● **Exercise instructions**: Exactly as written, write out the lines below from the first to the one containing "p.outline_line_color = None", inclusive. Pictures do not belong in the copy.

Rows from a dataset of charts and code
══════════

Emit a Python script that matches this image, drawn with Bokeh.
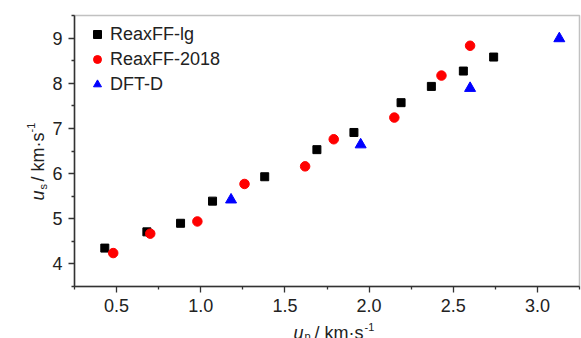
import math
from bokeh.plotting import figure
from bokeh.models import (FixedTicker, PrintfTickFormatter, Legend, LegendItem,
                          LinearAxis, BoxAnnotation, Label)
from bokeh.embed import file_html
from bokeh.resources import INLINE

# ---- data ----
lg_up = [0.43, 0.68, 0.88, 1.07, 1.38, 1.69, 1.91, 2.19, 2.37, 2.56, 2.74]
lg_us = [4.35, 4.71, 4.90, 5.39, 5.93, 6.53, 6.91, 7.57, 7.93, 8.27, 8.58]

r18_up = [0.48, 0.70, 0.98, 1.26, 1.62, 1.79, 2.15, 2.43, 2.60]
r18_us = [4.24, 4.67, 4.94, 5.77, 6.16, 6.76, 7.24, 8.17, 8.83]

dft_up = [1.18, 1.95, 2.60, 3.13]
dft_us = [5.42, 6.64, 7.89, 8.99]

series_names = ["ReaxFF-lg", "ReaxFF-2018", "DFT-D"]
x_ticks = [0.5, 1.0, 1.5, 2.0, 2.5, 3.0]
y_ticks = [4, 5, 6, 7, 8, 9]

FONT = "Liberation Sans"
TXT = "#222222"
LINE = "#333333"

W, H = 581, 338
XMIN, XMAX = 0.25, 3.25
YMIN, YMAX = 3.5, 9.5
# plot box inside the page (pixels)
BOX_L, BOX_R, BOX_T, BOX_B = 74, 579, 15, 286
KX = (BOX_R - BOX_L) / (XMAX - XMIN)
KY = (BOX_B - BOX_T) / (YMAX - YMIN)

p = figure(width=W, height=H,
           x_range=(XMIN - BOX_L / KX, XMAX + (W - BOX_R) / KX),
           y_range=(YMIN - (H - BOX_B) / KY, YMAX + BOX_T / KY),
           output_backend="svg", toolbar_location=None, min_border=0,
           x_axis_location=None, y_axis_location=None)
p.xgrid.visible = False
p.ygrid.visible = False
p.outline_line_color = None

r1 = p.scatter(lg_up, lg_us, marker="square", size=8, color="black")
r2 = p.scatter(r18_up, r18_us, marker="circle", size=9.5, color="red")
r3 = p.scatter(dft_up, dft_us, marker="triangle", size=11, color="blue")

xaxis = LinearAxis(fixed_location=YMIN, bounds=(XMIN, XMAX),
                   ticker=FixedTicker(ticks=x_ticks,
                                      minor_ticks=[XMIN + 0.5 * i for i in range(7)]),
                   formatter=PrintfTickFormatter(format="%.1f"))
yaxis = LinearAxis(fixed_location=XMIN, bounds=(YMIN, YMAX),
                   ticker=FixedTicker(ticks=y_ticks,
                                      minor_ticks=[YMIN + i for i in range(7)]),
                   formatter=PrintfTickFormatter(format="%d"))
for ax in (xaxis, yaxis):
    ax.axis_line_color = LINE
    ax.axis_line_width = 1.5
    ax.major_tick_line_color = LINE
    ax.minor_tick_line_color = LINE
    ax.major_tick_line_width = 1.3
    ax.minor_tick_line_width = 1.3
    ax.major_tick_out = 6
    ax.major_tick_in = 0
    ax.minor_tick_out = 3
    ax.minor_tick_in = 0
    ax.major_label_text_font = FONT
    ax.major_label_text_font_size = "18px"
    ax.major_label_text_color = TXT
    ax.major_label_standoff = 6
p.add_layout(xaxis, "below")
p.add_layout(yaxis, "left")

# closed frame round the plot area
p.add_layout(BoxAnnotation(left=XMIN, right=XMAX, bottom=YMIN, top=YMAX,
                           fill_alpha=0, line_color=LINE, line_width=1.5))

legend = Legend(items=[LegendItem(label=series_names[0], renderers=[r1]),
                       LegendItem(label=series_names[1], renderers=[r2]),
                       LegendItem(label=series_names[2], renderers=[r3])],
                location=(87, H - 95), orientation="vertical",
                border_line_color=None, background_fill_alpha=0,
                padding=0, margin=0, spacing=3,
                glyph_width=20, glyph_height=22, label_height=22,
                label_standoff=3,
                label_text_font=FONT, label_text_font_size="18px",
                label_text_color=TXT)
p.add_layout(legend, "center")


def dx(px):
    return XMIN + (px - BOX_L) / KX


def dy(py):
    return YMIN + (BOX_B - py) / KY


def piece(text, px, py, size, italic=False, angle=0.0):
    p.add_layout(Label(x=dx(px), y=dy(py), text=text, angle=angle,
                       text_font=FONT, text_font_size=size,
                       text_font_style="italic" if italic else "normal",
                       text_color=TXT, text_align="left",
                       text_baseline="alphabetic"))


# x title: u_p / km·s^-1
piece("u", 293, 332, "18px", italic=True)
piece("p", 304, 335, "11px")
piece("/ km·s", 314, 332, "18px")
piece("-1", 364, 326, "11px")

# y title: u_s / km·s^-1 (reads upwards)
A = math.pi / 2
piece("u", 37, 200, "18px", italic=True, angle=A)
piece("s", 42, 189, "11px", angle=A)
piece("/ km·s", 37, 181, "18px", angle=A)
piece("-1", 30, 132, "11px", angle=A)

open("out.html", "w").write(file_html(p, INLINE))
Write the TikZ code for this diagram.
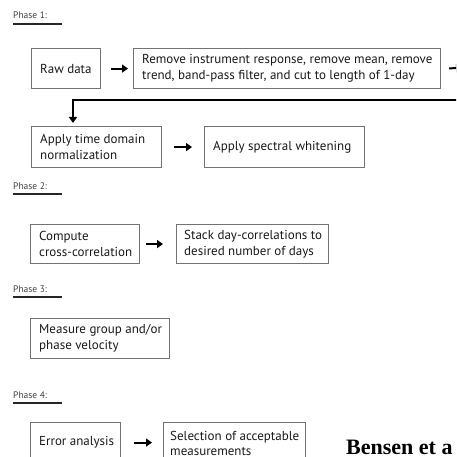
\documentclass[tikz,border=0pt]{standalone}
\usepackage{fontspec}
\setmainfont{PT Sans}
\newfontfamily\capfont{Liberation Serif}
\usetikzlibrary{arrows.meta}
\begin{document}
\begin{tikzpicture}[x=1pt,y=-1pt,
  box/.style={draw=black!55,line width=1.1pt,anchor=north west,inner sep=0pt},
  txt/.style={anchor=west,inner sep=0pt,align=left,font=\fontsize{13}{16}\selectfont,text=black!90},
  flow/.style={line width=2pt,-{Triangle[length=6pt,width=8pt]}},
  phase/.style={anchor=base west,inner sep=0pt,font=\fontsize{9.5}{11}\selectfont,text=black!75},
  uline/.style={line width=2.4pt,black!85}]
\useasboundingbox (0,0) rectangle (456,457);
\clip (0,0) rectangle (456,457);
% Phase labels
\node[phase] (p1) at (13,19) {Phase 1:};
\node[phase] (p2) at (13,189) {Phase 2:};
\node[phase] (p3) at (13,292) {Phase 3:};
\node[phase] (p4) at (13,398) {Phase 4:};
\draw[uline] (13,24) -- (62,24);
\draw[uline] (13,194) -- (62,194);
\draw[uline] (13,297) -- (62,297);
\draw[uline] (13,403) -- (62,403);
% Boxes
\node[box,minimum width=69pt,minimum height=40pt] (raw) at (31,48) {};
\node[box,minimum width=307pt,minimum height=40pt] (rem) at (133,48) {};
\node[box,minimum width=130pt,minimum height=41pt] (tdn) at (31,126) {};
\node[box,minimum width=160pt,minimum height=41pt] (spw) at (204,126) {};
\node[box,minimum width=109pt,minimum height=39pt] (cc) at (30,224) {};
\node[box,minimum width=152pt,minimum height=39pt] (stk) at (176,224) {};
\node[box,minimum width=139pt,minimum height=40pt] (meas) at (30,318) {};
\node[box,minimum width=90pt,minimum height=40pt] (err) at (30,422) {};
\node[box,minimum width=142pt,minimum height=40pt] (sel) at (163,422) {};
% Box texts
\node[txt] (traw) at ([xshift=9pt]raw.west) {Raw data};
\node[txt] (trem) at ([xshift=9pt]rem.west) {Remove instrument response, remove mean, remove\\trend, band-pass filter, and cut to length of 1-day};
\node[txt] (ttdn) at ([xshift=9pt]tdn.west) {Apply time domain\\normalization};
\node[txt] (tspw) at ([xshift=9pt]spw.west) {Apply spectral whitening};
\node[txt] (tcc) at ([xshift=9pt]cc.west) {Compute\\cross-correlation};
\node[txt] (tstk) at ([xshift=8pt]stk.west) {Stack day-correlations to\\desired number of days};
\node[txt] (tmeas) at ([xshift=9pt]meas.west) {Measure group and/or\\phase velocity};
\node[txt] (terr) at ([xshift=9pt]err.west) {Error analysis};
\node[txt,font=\fontsize{13}{14.5}\selectfont,yshift=-1pt] (tsel) at ([xshift=7pt]sel.west) {Selection of acceptable\\measurements};
% Arrows
\draw[flow,shorten <=10pt,shorten >=5pt] (raw) -- (rem);
\coordinate (offR) at (462,68);
\draw[flow,shorten <=8pt] (rem.east) -- (offR);
\coordinate (backR) at (462,100);
\coordinate (elb) at (73,100);
\draw[flow,line width=2.6pt,shorten >=3pt] (backR) -- (elb) -- (elb |- tdn.north);
\draw[flow,shorten <=12pt,shorten >=12pt] (tdn) -- (spw);
\draw[flow,shorten <=6pt,shorten >=13pt] (cc) -- (stk);
\draw[flow,shorten <=13pt,shorten >=11pt] (err) -- (sel);
% Caption
\node[anchor=base west,inner sep=0pt,font=\capfont\bfseries\fontsize{22}{24}\selectfont] (cap) at (346,454) {Bensen et a};
\end{tikzpicture}
\end{document}
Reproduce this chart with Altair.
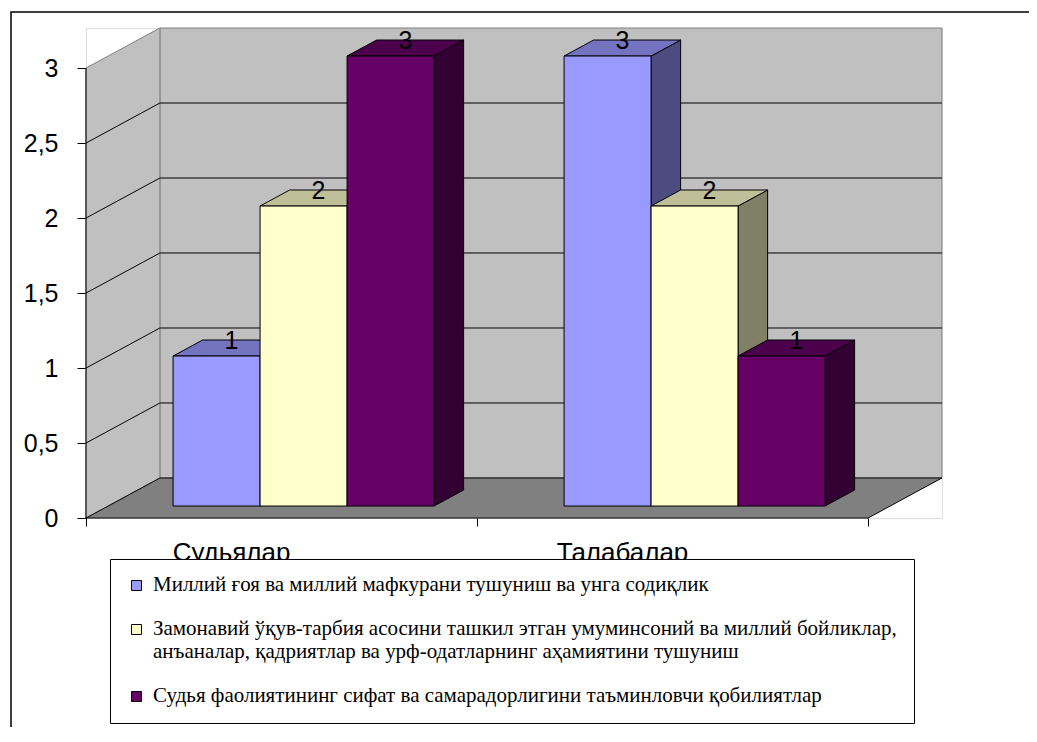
import altair as alt
import pandas as pd

# ---------------- data ----------------
categories = ["Судьялар", "Талабалар"]
series = [
    "Миллий ғоя ва миллий мафкурани тушуниш ва унга содиқлик",
    "Замонавий ўқув-тарбия асосини ташкил этган умуминсоний ва миллий бойликлар,\n анъаналар, қадриятлар ва урф-одатларнинг аҳамиятини тушуниш",
    "Судья фаолиятининг сифат ва самарадорлигини таъминловчи қобилиятлар",
]
values_sudyalar = [1, 2, 3]
values_talabalar = [3, 2, 1]
y_ticks = [0, 0.5, 1, 1.5, 2, 2.5, 3]

front_colors = ["#9999FF", "#FFFFCC", "#660066"]
top_colors = ["#7373BF", "#BFBF99", "#4C004C"]
side_colors = ["#4C4C80", "#808066", "#330033"]

# ---------------- pseudo-3D geometry (style constants) ----------------
DX = 0.189      # floor depth along x (category units)
DY = 0.267      # floor depth along y (value units)
F0, F1 = 0.3, 0.7   # bar depth span (fraction of floor depth)
GAP = 0.166     # gap before first bar of a group
BW = 0.2225     # bar width
YMAX = 3
NCAT = len(categories)

bdx = (F1 - F0) * DX
bdy = (F1 - F0) * DY
base = F0 * DY

all_values = [values_sudyalar, values_talabalar]

fronts, sides, tops, labels = [], [], [], []
for ci, cat in enumerate(categories):
    for si, s in enumerate(series):
        v = all_values[ci][si]
        x0 = ci + GAP + F0 * DX + si * BW
        x1 = x0 + BW
        top = base + v
        bid = f"{ci}-{si}"
        fronts.append(dict(series=s, x0=x0, x1=x1, base=base, top=top))
        sides += [
            dict(id=bid, x=x1, y=base, y2=top, fill=side_colors[si]),
            dict(id=bid, x=x1 + bdx, y=base + bdy, y2=top + bdy, fill=side_colors[si]),
        ]
        tops += [
            dict(id=bid, x=x0, y=top, y2=top, fill=top_colors[si]),
            dict(id=bid, x=x0 + bdx, y=top, y2=top + bdy, fill=top_colors[si]),
            dict(id=bid, x=x1, y=top, y2=top + bdy, fill=top_colors[si]),
            dict(id=bid, x=x1 + bdx, y=top + bdy, y2=top + bdy, fill=top_colors[si]),
        ]
        labels.append(dict(x=(x0 + x1) / 2 + bdx / 2, y=top + bdy / 2, text=str(v)))

fronts = pd.DataFrame(fronts)
sides = pd.DataFrame(sides)
tops = pd.DataFrame(tops)
labels = pd.DataFrame(labels)

left_wall = pd.DataFrame([
    dict(x=0, y=0, y2=YMAX),
    dict(x=DX, y=DY, y2=YMAX + DY),
])
back_wall = pd.DataFrame([dict(x=DX, x2=NCAT + DX, y=DY, y2=YMAX + DY)])
floor = pd.DataFrame([
    dict(x=0, y=0, y2=0),
    dict(x=DX, y=0, y2=DY),
    dict(x=NCAT, y=0, y2=DY),
    dict(x=NCAT + DX, y=DY, y2=DY),
])
grid = []
for v in y_ticks[1:-1]:
    grid += [
        dict(v=v, k=0, x=0, y=v),
        dict(v=v, k=1, x=DX, y=v + DY),
        dict(v=v, k=2, x=NCAT + DX, y=v + DY),
    ]
grid = pd.DataFrame(grid)
axis_line = pd.DataFrame([dict(x=0, y=0, y2=YMAX)])
cat_df = pd.DataFrame([dict(x=i + 0.5, cat=c) for i, c in enumerate(categories)])

# ---------------- scales ----------------
PX_X = 391
PX_Y = 150
W = (NCAT + DX) * PX_X
H = (YMAX + DY) * PX_Y
xs = alt.Scale(domain=[0, NCAT + DX], nice=False, zero=False)
ys = alt.Scale(domain=[0, YMAX + DY], nice=False, zero=False)

x_axis = alt.Axis(values=[0, 1, 2], labels=False, domain=False, grid=False,
                  tickSize=8, tickColor="black", title=None)
y_axis = alt.Axis(values=y_ticks, tickSize=9, tickColor="black", domain=False,
                  grid=False, labelFontSize=25, labelFont="Liberation Sans",
                  labelColor="black", labelPadding=19, title=None, format="~g",
                  labelExpr="replace(datum.label, '.', ',')")


def X(f):
    return alt.X(f, type="quantitative", scale=xs, axis=x_axis)


def Y(f):
    return alt.Y(f, type="quantitative", scale=ys, axis=y_axis, stack=None)


back = alt.Chart(back_wall).mark_rect(fill="#C0C0C0", stroke="#808080", strokeWidth=1).encode(
    x=X("x"), x2="x2:Q", y=Y("y"), y2="y2:Q")

lwall = alt.Chart(left_wall).mark_area(fill="#C0C0C0", stroke="#808080", strokeWidth=1).encode(
    x=X("x"), y=Y("y"), y2="y2:Q")

flr = alt.Chart(floor).mark_area(fill="#808080", stroke="black", strokeWidth=1).encode(
    x=X("x"), y=Y("y"), y2="y2:Q")

gridl = alt.Chart(grid).mark_line(color="black", strokeWidth=1).encode(
    x=X("x"), y=Y("y"), detail="v:N", order="k:Q")

axl = alt.Chart(axis_line).mark_rule(color="black", strokeWidth=1).encode(
    x=X("x"), y=Y("y"), y2="y2:Q")

side_l = alt.Chart(sides).mark_area(stroke="black", strokeWidth=1).encode(
    x=X("x"), y=Y("y"), y2="y2:Q", fill=alt.Fill("fill:N", scale=None),
    detail="id:N")

top_l = alt.Chart(tops).mark_area(stroke="black", strokeWidth=1).encode(
    x=X("x"), y=Y("y"), y2="y2:Q", fill=alt.Fill("fill:N", scale=None),
    detail="id:N")

front_l = alt.Chart(fronts).mark_rect(stroke="black", strokeWidth=1).encode(
    x=X("x0"), x2="x1:Q", y=Y("base"), y2="top:Q",
    color=alt.Color("series:N", scale=alt.Scale(domain=series, range=front_colors),
                    legend=alt.Legend(
                        orient="none", legendX=24, legendY=531, title=None,
                        symbolType="square", symbolSize=100,
                        symbolStrokeColor="black", symbolStrokeWidth=1,
                        labelFont="Liberation Serif", labelFontSize=21,
                        labelColor="black", labelLimit=1000,
                        labelExpr="split(datum.label, '\\n')",
                        fillColor="white", strokeColor="black",
                        padding=16, rowPadding=22, labelOffset=6)))

lab_l = alt.Chart(labels).mark_text(font="Liberation Sans", fontSize=25, color="black",
                                    baseline="middle", dy=-7).encode(
    x=X("x"), y=Y("y"), text="text:N")

cat_l = alt.Chart(cat_df).mark_text(font="Liberation Sans", fontSize=26, color="black",
                                    baseline="alphabetic", align="center", dx=-50).encode(
    x=X("x"), y=alt.value(533), text="cat:N")

frame = alt.Chart(axis_line).mark_rect(fillOpacity=0, stroke="black", strokeWidth=1.5).encode(
    x=alt.value(-75), x2=alt.value(1000), y=alt.value(-16), y2=alt.value(800))

chart = alt.layer(
    back, lwall, flr, gridl, axl, side_l, top_l, front_l, lab_l, cat_l, frame
).properties(
    width=W, height=H,
    autosize=alt.AutoSizeParams(type="none"),
    padding={"left": 78, "top": 20, "right": int(1021 - 78 - W), "bottom": int(720 - 20 - H)},
).configure_view(stroke=None).configure(background="white")

chart.save("out.html", embed_options={"renderer": "svg", "actions": False})
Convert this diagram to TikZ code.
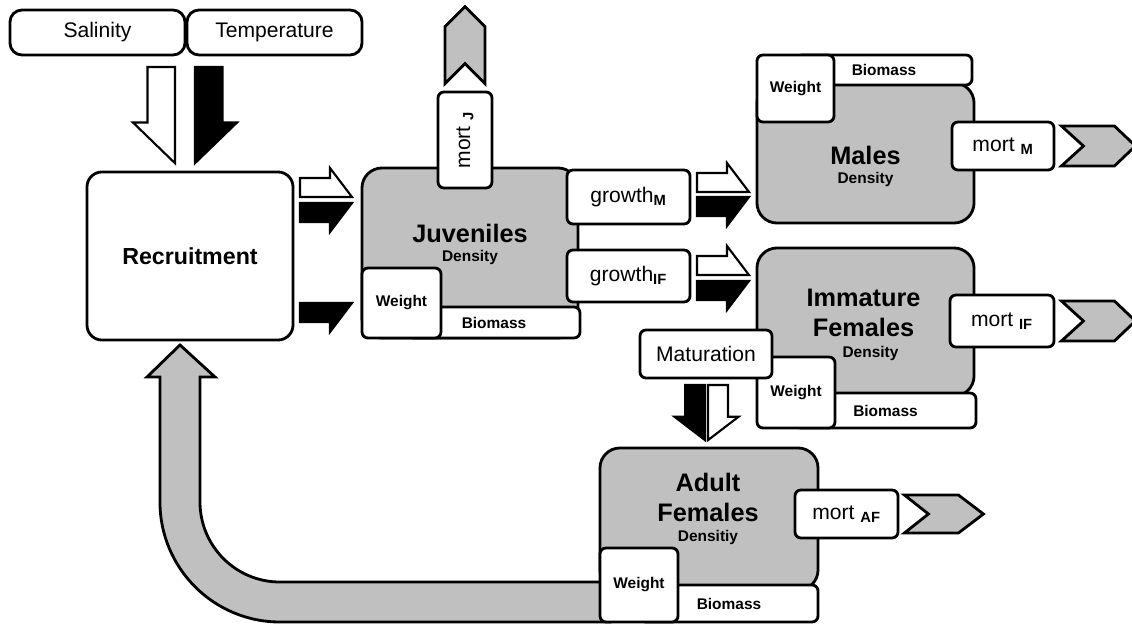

══════════

● **Final answer**:
Emit a Python script that matches this image, drawn with Bokeh.
import math
from bokeh.plotting import figure
from bokeh.models import (FixedTicker, PrintfTickFormatter, Legend, LegendItem,
                          LinearAxis, BoxAnnotation, Label)
from bokeh.embed import file_html
from bokeh.resources import INLINE

# ---- data ----
lg_up = [0.43, 0.68, 0.88, 1.07, 1.38, 1.69, 1.91, 2.19, 2.37, 2.56, 2.74]
lg_us = [4.35, 4.71, 4.90, 5.39, 5.93, 6.53, 6.91, 7.57, 7.93, 8.27, 8.58]

r18_up = [0.48, 0.70, 0.98, 1.26, 1.62, 1.79, 2.15, 2.43, 2.60]
r18_us = [4.24, 4.67, 4.94, 5.77, 6.16, 6.76, 7.24, 8.17, 8.83]

dft_up = [1.18, 1.95, 2.60, 3.13]
dft_us = [5.42, 6.64, 7.89, 8.99]

series_names = ["ReaxFF-lg", "ReaxFF-2018", "DFT-D"]
x_ticks = [0.5, 1.0, 1.5, 2.0, 2.5, 3.0]
y_ticks = [4, 5, 6, 7, 8, 9]

FONT = "Liberation Sans"
TXT = "#222222"
LINE = "#333333"

W, H = 581, 338
XMIN, XMAX = 0.25, 3.25
YMIN, YMAX = 3.5, 9.5
# plot box inside the page (pixels)
BOX_L, BOX_R, BOX_T, BOX_B = 74, 579, 15, 286
KX = (BOX_R - BOX_L) / (XMAX - XMIN)
KY = (BOX_B - BOX_T) / (YMAX - YMIN)

p = figure(width=W, height=H,
           x_range=(XMIN - BOX_L / KX, XMAX + (W - BOX_R) / KX),
           y_range=(YMIN - (H - BOX_B) / KY, YMAX + BOX_T / KY),
           output_backend="svg", toolbar_location=None, min_border=0,
           x_axis_location=None, y_axis_location=None)
p.xgrid.visible = False
p.ygrid.visible = False
p.outline_line_color = None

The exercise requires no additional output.